---- EXCERPTED DATA

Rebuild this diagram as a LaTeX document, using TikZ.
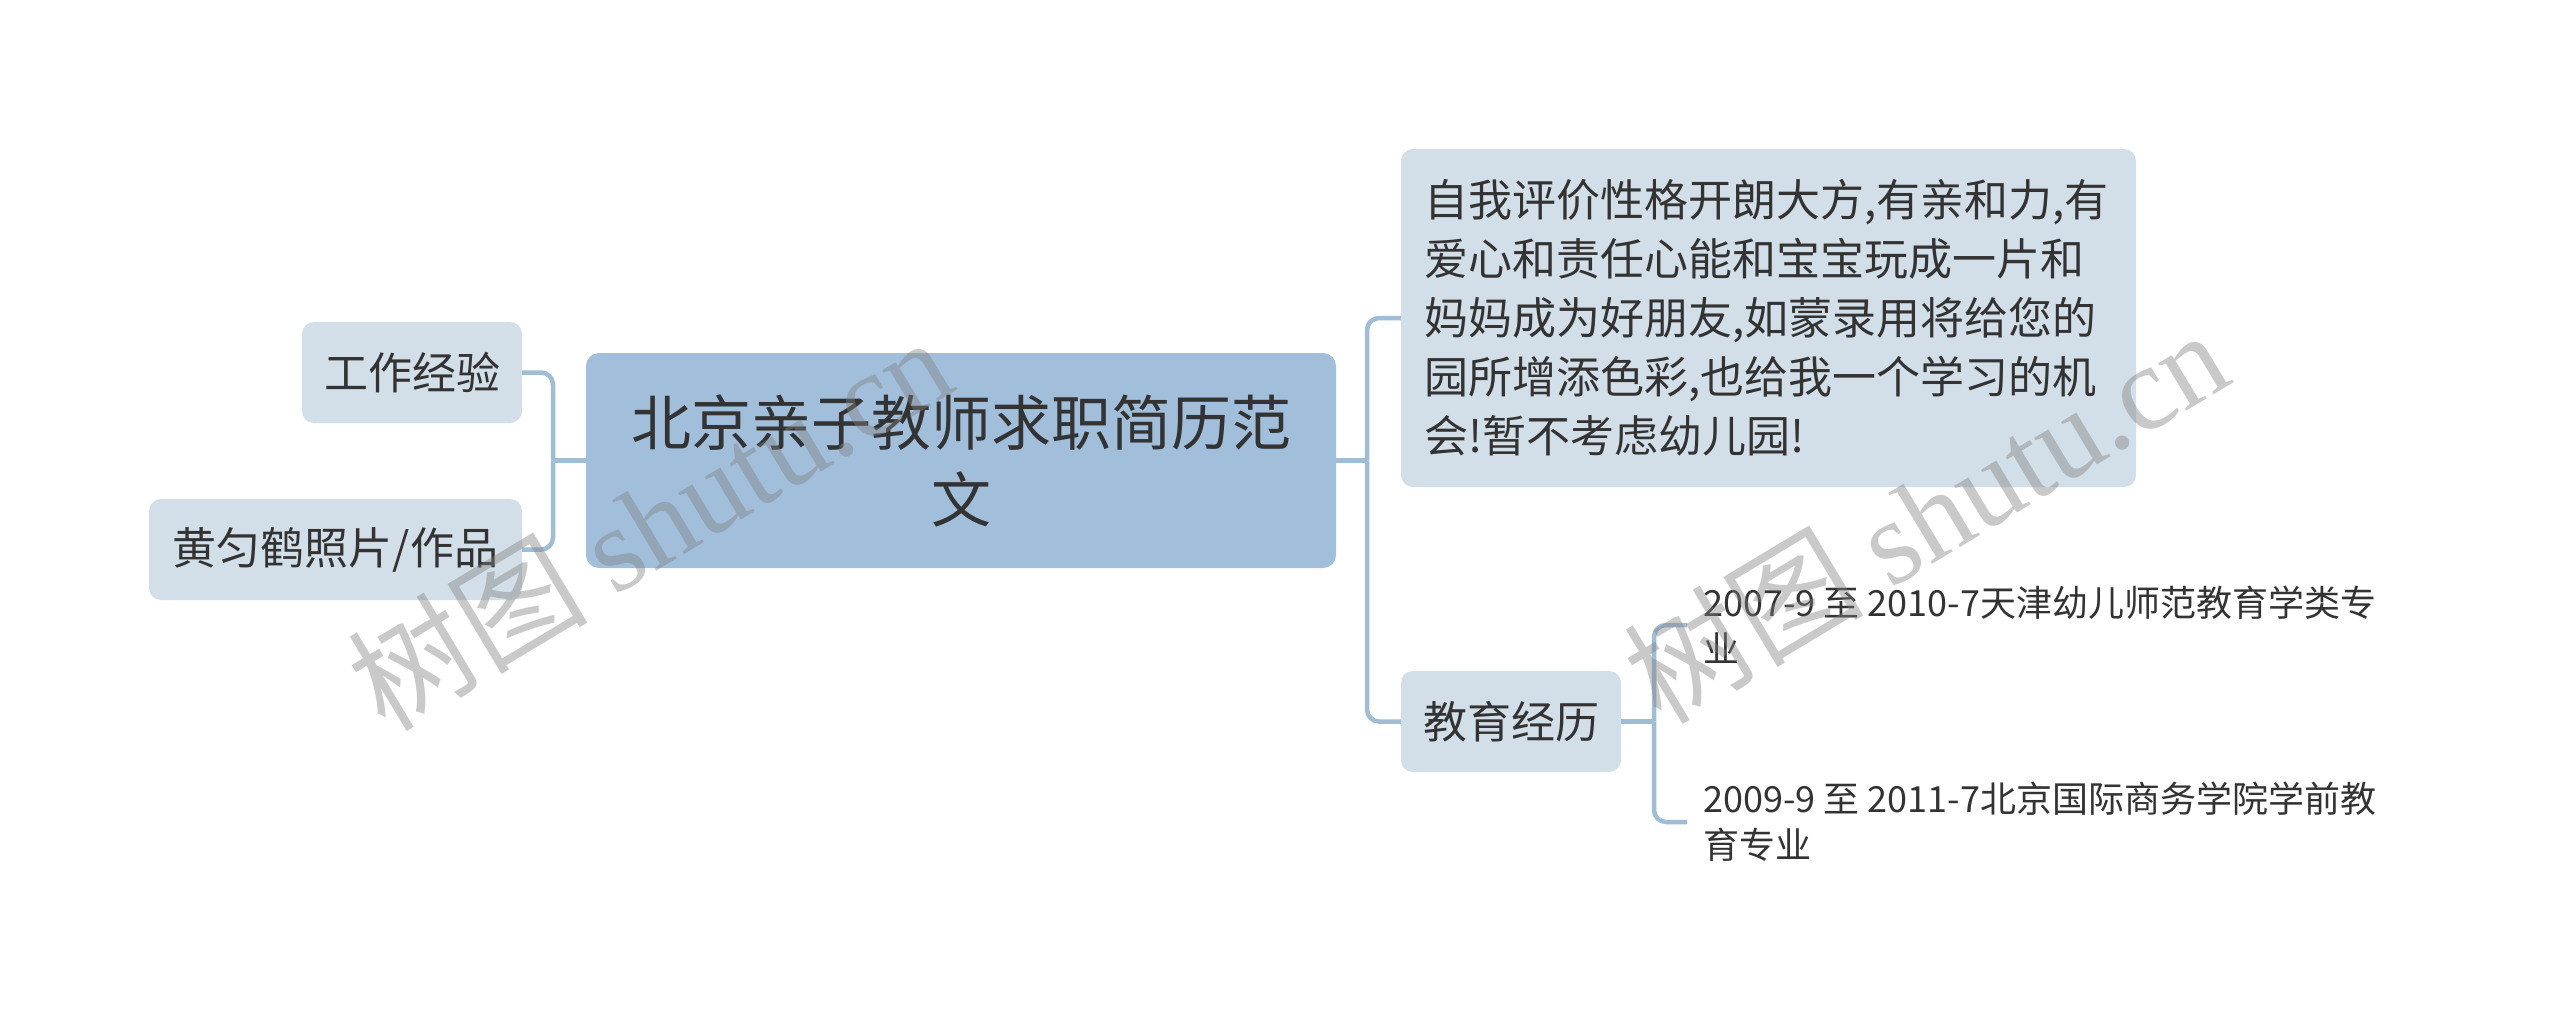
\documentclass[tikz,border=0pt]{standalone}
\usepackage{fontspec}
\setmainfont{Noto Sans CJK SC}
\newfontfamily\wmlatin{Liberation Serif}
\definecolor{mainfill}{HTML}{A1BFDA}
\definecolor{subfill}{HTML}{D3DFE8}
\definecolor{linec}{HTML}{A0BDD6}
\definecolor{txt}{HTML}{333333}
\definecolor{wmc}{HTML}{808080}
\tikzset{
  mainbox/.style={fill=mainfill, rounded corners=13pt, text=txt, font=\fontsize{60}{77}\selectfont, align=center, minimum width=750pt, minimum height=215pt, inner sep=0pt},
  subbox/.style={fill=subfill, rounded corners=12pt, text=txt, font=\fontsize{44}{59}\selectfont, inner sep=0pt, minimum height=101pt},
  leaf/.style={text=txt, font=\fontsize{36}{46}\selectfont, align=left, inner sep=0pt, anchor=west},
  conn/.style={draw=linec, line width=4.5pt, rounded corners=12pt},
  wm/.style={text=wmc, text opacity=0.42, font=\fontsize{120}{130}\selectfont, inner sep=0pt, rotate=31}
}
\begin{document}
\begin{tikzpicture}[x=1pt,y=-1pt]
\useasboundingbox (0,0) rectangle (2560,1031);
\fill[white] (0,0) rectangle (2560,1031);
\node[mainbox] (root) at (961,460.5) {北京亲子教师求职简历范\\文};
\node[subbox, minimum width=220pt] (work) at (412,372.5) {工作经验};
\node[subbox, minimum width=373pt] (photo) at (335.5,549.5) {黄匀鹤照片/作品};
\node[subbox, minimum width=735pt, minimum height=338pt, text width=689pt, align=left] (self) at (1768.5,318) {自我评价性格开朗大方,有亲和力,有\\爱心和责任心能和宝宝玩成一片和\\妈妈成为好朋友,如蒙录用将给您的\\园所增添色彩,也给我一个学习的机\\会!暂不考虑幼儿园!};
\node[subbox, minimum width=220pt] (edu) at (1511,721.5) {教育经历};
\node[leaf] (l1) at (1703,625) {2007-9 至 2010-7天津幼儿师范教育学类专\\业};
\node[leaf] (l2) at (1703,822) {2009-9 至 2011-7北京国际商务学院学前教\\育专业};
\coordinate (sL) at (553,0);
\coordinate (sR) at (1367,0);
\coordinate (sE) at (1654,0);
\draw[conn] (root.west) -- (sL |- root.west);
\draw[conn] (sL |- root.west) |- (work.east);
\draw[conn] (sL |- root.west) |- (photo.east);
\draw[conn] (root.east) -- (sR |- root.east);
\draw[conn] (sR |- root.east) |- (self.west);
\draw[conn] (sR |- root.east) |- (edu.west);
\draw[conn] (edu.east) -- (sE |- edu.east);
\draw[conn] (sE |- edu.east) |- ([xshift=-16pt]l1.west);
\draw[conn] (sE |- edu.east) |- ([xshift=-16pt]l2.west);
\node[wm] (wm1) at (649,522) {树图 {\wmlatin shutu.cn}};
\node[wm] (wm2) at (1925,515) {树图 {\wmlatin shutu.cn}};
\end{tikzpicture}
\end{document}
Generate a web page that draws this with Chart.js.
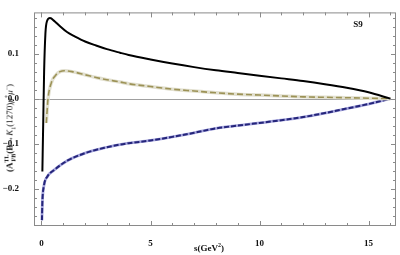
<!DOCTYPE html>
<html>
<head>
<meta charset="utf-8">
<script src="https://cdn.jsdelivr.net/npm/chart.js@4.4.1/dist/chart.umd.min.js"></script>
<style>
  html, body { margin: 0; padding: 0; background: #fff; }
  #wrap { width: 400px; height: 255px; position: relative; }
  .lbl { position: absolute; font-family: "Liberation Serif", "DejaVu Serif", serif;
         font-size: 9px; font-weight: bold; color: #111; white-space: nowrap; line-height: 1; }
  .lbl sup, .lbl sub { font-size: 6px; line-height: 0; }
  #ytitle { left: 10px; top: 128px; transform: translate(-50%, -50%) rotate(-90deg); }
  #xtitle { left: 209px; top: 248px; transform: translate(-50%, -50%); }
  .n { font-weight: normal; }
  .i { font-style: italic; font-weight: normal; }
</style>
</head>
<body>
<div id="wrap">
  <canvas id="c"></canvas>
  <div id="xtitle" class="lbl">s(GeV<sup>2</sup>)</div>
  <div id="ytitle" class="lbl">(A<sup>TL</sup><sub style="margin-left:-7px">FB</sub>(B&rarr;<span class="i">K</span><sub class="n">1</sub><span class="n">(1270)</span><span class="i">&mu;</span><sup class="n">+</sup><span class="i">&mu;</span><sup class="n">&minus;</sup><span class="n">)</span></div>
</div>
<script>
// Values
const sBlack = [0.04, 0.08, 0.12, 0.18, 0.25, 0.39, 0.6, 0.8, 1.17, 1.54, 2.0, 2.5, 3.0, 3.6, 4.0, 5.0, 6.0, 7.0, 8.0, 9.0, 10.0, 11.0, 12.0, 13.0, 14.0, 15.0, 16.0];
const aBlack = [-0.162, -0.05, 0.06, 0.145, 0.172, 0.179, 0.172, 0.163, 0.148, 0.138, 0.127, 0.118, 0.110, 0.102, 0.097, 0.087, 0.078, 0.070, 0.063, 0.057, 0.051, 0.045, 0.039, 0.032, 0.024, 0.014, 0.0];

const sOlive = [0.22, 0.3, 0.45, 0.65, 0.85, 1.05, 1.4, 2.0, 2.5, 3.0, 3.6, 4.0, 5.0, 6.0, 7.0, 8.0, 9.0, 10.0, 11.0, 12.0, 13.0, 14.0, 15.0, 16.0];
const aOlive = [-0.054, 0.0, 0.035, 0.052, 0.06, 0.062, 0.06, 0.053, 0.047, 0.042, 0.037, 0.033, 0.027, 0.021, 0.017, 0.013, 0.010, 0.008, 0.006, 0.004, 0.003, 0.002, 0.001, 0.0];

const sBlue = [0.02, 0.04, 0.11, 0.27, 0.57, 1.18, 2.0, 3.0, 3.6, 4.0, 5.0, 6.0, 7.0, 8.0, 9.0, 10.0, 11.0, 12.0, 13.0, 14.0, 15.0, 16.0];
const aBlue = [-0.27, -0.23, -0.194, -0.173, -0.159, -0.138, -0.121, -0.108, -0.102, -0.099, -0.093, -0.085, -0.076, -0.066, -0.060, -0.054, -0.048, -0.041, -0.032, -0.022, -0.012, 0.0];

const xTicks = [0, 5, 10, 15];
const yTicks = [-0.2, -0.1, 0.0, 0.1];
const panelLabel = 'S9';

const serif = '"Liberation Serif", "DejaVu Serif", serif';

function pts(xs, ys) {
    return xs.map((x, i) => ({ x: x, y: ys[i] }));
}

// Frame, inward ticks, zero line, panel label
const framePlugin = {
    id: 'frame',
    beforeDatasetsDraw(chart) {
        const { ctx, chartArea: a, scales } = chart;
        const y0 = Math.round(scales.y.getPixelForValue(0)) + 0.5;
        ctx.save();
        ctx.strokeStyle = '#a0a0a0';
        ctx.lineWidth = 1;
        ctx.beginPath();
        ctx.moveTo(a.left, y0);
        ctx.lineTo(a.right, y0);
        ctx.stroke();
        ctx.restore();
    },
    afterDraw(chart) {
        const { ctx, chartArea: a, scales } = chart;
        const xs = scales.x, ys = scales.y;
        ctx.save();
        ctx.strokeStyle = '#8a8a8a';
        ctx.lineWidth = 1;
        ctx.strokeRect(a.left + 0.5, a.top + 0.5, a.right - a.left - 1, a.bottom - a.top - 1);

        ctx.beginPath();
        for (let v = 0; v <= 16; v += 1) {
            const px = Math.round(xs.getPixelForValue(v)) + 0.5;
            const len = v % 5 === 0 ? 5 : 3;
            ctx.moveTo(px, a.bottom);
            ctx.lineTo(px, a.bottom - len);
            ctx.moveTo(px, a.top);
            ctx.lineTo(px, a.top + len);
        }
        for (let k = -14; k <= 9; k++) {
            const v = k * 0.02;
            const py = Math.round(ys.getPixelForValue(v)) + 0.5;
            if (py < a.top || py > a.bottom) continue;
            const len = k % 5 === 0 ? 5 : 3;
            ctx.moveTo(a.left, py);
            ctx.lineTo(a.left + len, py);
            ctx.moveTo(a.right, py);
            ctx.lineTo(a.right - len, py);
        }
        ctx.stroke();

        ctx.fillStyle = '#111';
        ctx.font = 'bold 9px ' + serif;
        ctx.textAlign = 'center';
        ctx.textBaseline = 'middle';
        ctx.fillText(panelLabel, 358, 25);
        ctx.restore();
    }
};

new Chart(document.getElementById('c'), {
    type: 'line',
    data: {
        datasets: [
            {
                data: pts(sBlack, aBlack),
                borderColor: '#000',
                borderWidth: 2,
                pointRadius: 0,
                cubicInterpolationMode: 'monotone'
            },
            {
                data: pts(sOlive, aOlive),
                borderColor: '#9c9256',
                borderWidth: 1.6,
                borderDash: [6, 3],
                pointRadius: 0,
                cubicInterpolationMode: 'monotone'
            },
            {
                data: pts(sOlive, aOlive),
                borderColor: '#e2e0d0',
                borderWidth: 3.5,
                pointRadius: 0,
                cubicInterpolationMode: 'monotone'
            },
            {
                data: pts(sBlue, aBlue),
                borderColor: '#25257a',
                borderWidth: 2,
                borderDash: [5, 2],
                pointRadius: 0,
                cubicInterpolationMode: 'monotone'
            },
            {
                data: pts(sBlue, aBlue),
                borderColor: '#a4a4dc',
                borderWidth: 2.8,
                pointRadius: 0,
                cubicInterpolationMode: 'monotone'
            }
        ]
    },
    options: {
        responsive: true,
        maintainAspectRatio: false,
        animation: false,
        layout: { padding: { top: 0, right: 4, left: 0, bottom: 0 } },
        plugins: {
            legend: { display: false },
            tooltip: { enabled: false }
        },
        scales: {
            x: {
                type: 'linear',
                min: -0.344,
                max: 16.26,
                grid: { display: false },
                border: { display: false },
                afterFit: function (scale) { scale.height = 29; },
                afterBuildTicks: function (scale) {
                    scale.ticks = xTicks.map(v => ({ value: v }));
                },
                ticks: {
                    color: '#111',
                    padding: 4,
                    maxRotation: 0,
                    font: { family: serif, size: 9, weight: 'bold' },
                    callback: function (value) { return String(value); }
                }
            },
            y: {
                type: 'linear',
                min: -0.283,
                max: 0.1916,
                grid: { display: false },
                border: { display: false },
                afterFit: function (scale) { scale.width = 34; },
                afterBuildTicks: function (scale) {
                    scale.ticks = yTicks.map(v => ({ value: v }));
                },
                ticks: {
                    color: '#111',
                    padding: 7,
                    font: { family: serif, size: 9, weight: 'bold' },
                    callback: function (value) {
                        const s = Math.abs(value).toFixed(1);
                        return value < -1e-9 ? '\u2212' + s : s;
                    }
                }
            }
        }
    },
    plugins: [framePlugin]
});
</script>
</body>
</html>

--------

WHAT IS ASKED: Extract all lines from the material above that include the word "this".

THE REPLY:
Rebuild this diagram as a LaTeX document, using TikZ.
Generate a web page that draws this with Chart.js.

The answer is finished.